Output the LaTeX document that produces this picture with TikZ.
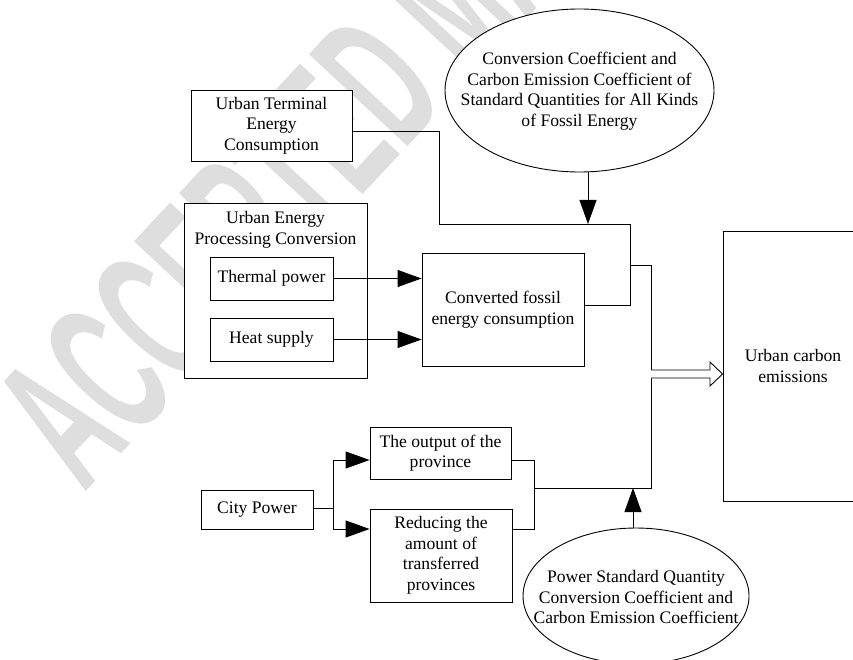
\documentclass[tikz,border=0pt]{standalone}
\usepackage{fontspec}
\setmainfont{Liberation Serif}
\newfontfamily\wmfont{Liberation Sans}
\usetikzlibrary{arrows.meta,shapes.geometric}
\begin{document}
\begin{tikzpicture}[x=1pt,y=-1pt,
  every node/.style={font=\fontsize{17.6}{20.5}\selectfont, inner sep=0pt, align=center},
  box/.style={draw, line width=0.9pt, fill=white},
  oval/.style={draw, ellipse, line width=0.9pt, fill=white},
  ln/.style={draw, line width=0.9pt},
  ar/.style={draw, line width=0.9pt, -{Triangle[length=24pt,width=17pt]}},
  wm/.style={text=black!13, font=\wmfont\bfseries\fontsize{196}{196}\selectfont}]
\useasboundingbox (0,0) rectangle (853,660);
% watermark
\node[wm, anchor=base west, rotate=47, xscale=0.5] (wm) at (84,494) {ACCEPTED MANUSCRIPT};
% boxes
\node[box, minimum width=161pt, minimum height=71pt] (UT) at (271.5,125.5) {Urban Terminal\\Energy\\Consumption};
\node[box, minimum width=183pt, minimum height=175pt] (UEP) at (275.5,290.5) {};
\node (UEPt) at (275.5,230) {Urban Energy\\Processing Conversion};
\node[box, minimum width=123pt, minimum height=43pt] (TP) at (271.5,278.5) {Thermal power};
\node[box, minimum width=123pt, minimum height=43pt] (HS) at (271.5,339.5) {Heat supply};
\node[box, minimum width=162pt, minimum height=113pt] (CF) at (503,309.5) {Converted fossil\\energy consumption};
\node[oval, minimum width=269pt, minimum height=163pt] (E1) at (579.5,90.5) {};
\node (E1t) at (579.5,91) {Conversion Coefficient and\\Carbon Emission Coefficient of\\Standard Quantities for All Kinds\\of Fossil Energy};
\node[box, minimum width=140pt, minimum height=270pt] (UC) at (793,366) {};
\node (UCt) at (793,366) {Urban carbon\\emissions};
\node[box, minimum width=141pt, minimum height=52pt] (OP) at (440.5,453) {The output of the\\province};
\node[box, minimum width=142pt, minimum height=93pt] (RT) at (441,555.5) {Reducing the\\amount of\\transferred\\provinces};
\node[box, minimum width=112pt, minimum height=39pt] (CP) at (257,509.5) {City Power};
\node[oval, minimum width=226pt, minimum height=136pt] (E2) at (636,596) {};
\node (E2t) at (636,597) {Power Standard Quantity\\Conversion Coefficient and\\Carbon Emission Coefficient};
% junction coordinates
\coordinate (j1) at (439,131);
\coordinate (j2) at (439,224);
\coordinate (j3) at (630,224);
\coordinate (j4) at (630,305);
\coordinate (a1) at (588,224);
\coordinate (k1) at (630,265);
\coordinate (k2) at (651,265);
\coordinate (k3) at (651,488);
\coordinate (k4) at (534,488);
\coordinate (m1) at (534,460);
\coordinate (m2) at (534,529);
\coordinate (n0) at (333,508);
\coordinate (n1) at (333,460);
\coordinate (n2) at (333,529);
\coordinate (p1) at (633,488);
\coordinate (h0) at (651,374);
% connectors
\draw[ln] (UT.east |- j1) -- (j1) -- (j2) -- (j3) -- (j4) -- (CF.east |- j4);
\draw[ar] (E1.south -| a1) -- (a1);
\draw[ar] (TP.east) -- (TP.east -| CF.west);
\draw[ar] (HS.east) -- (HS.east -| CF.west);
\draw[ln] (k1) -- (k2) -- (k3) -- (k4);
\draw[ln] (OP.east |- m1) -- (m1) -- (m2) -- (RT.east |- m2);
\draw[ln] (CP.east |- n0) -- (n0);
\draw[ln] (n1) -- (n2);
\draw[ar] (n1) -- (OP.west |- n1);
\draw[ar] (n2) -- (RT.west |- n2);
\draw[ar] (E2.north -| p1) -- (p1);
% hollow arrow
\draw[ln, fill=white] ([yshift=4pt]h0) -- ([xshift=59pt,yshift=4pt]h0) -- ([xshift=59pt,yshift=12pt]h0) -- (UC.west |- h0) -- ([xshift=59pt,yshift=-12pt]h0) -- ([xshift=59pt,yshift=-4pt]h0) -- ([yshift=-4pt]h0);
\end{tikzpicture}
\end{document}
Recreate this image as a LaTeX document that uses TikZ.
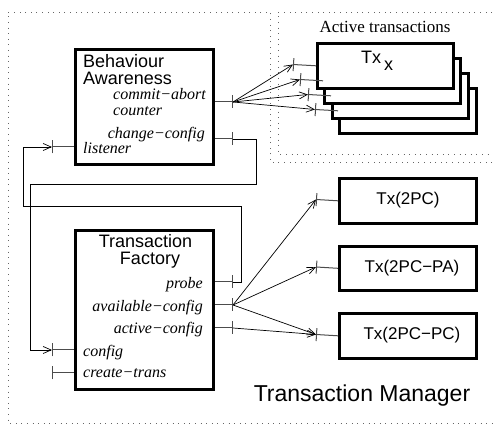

● Directive
Leave out the pictures and copy the rest of the material above exactly.

● Task output
Output the LaTeX document that produces this picture with TikZ.
\documentclass[tikz,border=0pt]{standalone}
\usepackage{fontspec}
\setmainfont{Liberation Serif}
\newfontfamily\wmfont{Liberation Sans}
\usetikzlibrary{arrows.meta,shapes.geometric}
\begin{document}
\begin{tikzpicture}[x=1pt,y=-1pt,
  every node/.style={font=\fontsize{17.6}{20.5}\selectfont, inner sep=0pt, align=center},
  box/.style={draw, line width=0.9pt, fill=white},
  oval/.style={draw, ellipse, line width=0.9pt, fill=white},
  ln/.style={draw, line width=0.9pt},
  ar/.style={draw, line width=0.9pt, -{Triangle[length=24pt,width=17pt]}},
  wm/.style={text=black!13, font=\wmfont\bfseries\fontsize{196}{196}\selectfont}]
\useasboundingbox (0,0) rectangle (853,660);
% watermark
\node[wm, anchor=base west, rotate=47, xscale=0.5] (wm) at (84,494) {ACCEPTED MANUSCRIPT};
% boxes
\node[box, minimum width=161pt, minimum height=71pt] (UT) at (271.5,125.5) {Urban Terminal\\Energy\\Consumption};
\node[box, minimum width=183pt, minimum height=175pt] (UEP) at (275.5,290.5) {};
\node (UEPt) at (275.5,230) {Urban Energy\\Processing Conversion};
\node[box, minimum width=123pt, minimum height=43pt] (TP) at (271.5,278.5) {Thermal power};
\node[box, minimum width=123pt, minimum height=43pt] (HS) at (271.5,339.5) {Heat supply};
\node[box, minimum width=162pt, minimum height=113pt] (CF) at (503,309.5) {Converted fossil\\energy consumption};
\node[oval, minimum width=269pt, minimum height=163pt] (E1) at (579.5,90.5) {};
\node (E1t) at (579.5,91) {Conversion Coefficient and\\Carbon Emission Coefficient of\\Standard Quantities for All Kinds\\of Fossil Energy};
\node[box, minimum width=140pt, minimum height=270pt] (UC) at (793,366) {};
\node (UCt) at (793,366) {Urban carbon\\emissions};
\node[box, minimum width=141pt, minimum height=52pt] (OP) at (440.5,453) {The output of the\\province};
\node[box, minimum width=142pt, minimum height=93pt] (RT) at (441,555.5) {Reducing the\\amount of\\transferred\\provinces};
\node[box, minimum width=112pt, minimum height=39pt] (CP) at (257,509.5) {City Power};
\node[oval, minimum width=226pt, minimum height=136pt] (E2) at (636,596) {};
\node (E2t) at (636,597) {Power Standard Quantity\\Conversion Coefficient and\\Carbon Emission Coefficient};
% junction coordinates
\coordinate (j1) at (439,131);
\coordinate (j2) at (439,224);
\coordinate (j3) at (630,224);
\coordinate (j4) at (630,305);
\coordinate (a1) at (588,224);
\coordinate (k1) at (630,265);
\coordinate (k2) at (651,265);
\coordinate (k3) at (651,488);
\coordinate (k4) at (534,488);
\coordinate (m1) at (534,460);
\coordinate (m2) at (534,529);
\coordinate (n0) at (333,508);
\coordinate (n1) at (333,460);
\coordinate (n2) at (333,529);
\coordinate (p1) at (633,488);
\coordinate (h0) at (651,374);
% connectors
\draw[ln] (UT.east |- j1) -- (j1) -- (j2) -- (j3) -- (j4) -- (CF.east |- j4);
\draw[ar] (E1.south -| a1) -- (a1);
\draw[ar] (TP.east) -- (TP.east -| CF.west);
\draw[ar] (HS.east) -- (HS.east -| CF.west);
\draw[ln] (k1) -- (k2) -- (k3) -- (k4);
\draw[ln] (OP.east |- m1) -- (m1) -- (m2) -- (RT.east |- m2);
\draw[ln] (CP.east |- n0) -- (n0);
\draw[ln] (n1) -- (n2);
\draw[ar] (n1) -- (OP.west |- n1);
\draw[ar] (n2) -- (RT.west |- n2);
\draw[ar] (E2.north -| p1) -- (p1);
% hollow arrow
\draw[ln, fill=white] ([yshift=4pt]h0) -- ([xshift=59pt,yshift=4pt]h0) -- ([xshift=59pt,yshift=12pt]h0) -- (UC.west |- h0) -- ([xshift=59pt,yshift=-12pt]h0) -- ([xshift=59pt,yshift=-4pt]h0) -- ([yshift=-4pt]h0);
\end{tikzpicture}
\end{document}
Recreate this image as a LaTeX document that uses TikZ.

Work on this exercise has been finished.